Meeting at the 21st World Economic Forum on East Asia, in Bangkok, Thailand, a panel of business, government and civil society leaders agreed that the region’s increasing links with the global economy meant it would be even more exposed to global risks.
In particular, while many countries in East Asia have very strong supply chains, final demand for products is outside Asia.
Naoyuki Shinohara, deputy managing director of the International Monetary Fund, said: ‘If there is a huge stress in Europe, there will also be a major impact on trade financing and project financing in East Asia.’
Attendees agreed that a key factor in mitigating risk is connectivity – how well different sectors in a country work together, and how closely nations collaborate when both preparing for and reacting to a crisis.
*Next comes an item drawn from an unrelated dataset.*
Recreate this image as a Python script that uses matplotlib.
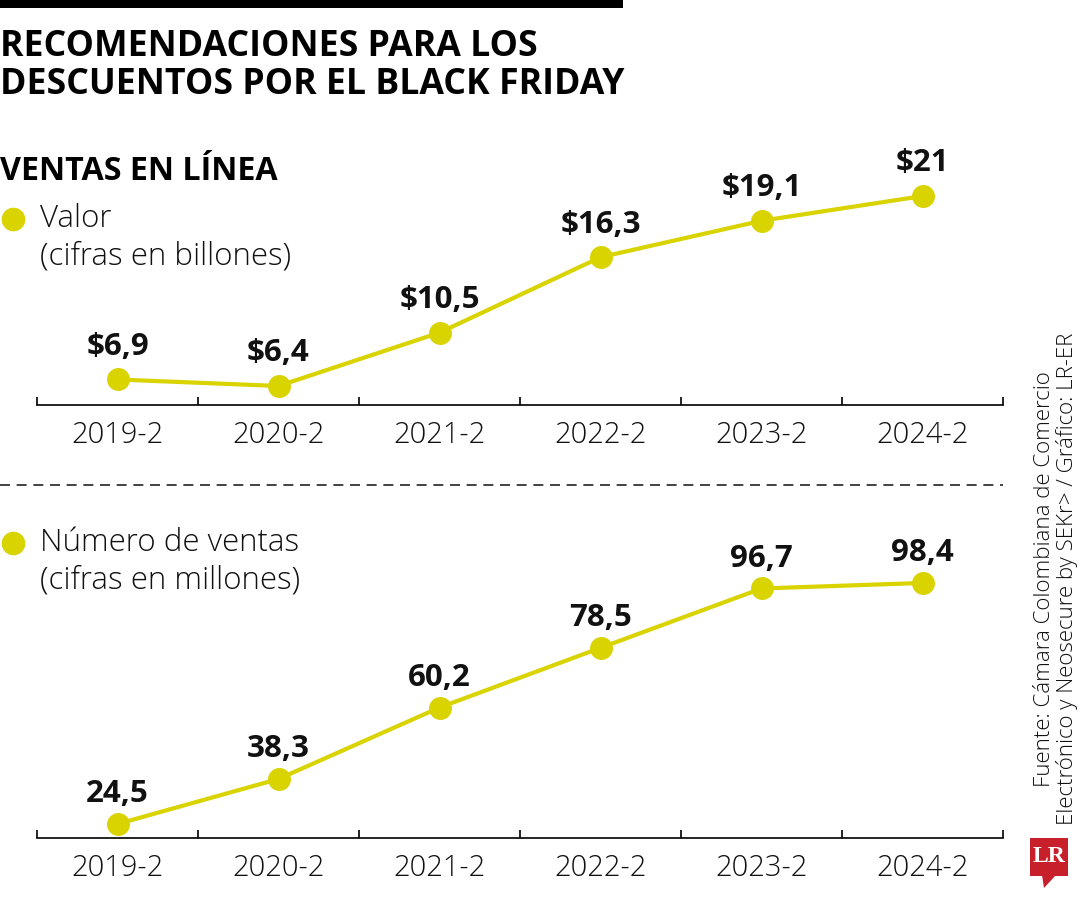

Emirsyah Satar, president and chief executive of PT Garuda Indonesia, said: ‘In any natural disaster, business had better sit down with government.’
Companies could contribute to crisis response planning by running simulations and using technology prevent, plan for and react to crises, the WEF said.
Masmami Yamamoto, president of Fujitsu and co-chair of the event, added: ‘We have to come up with ways to minimise the impact on the global supply chain. This is the task for the global economy.’
However, attendees also noted that there were limits to how much any country could prepare for the unexpected. Geoff Riddell, regional chairman for Zurich Insurance Group in Asia-Pacific, Middle East and Africa, said: ‘However much preparation is done, nature can overwhelm it. And however much we try to protect settlements from natural disasters, that is not always enough.’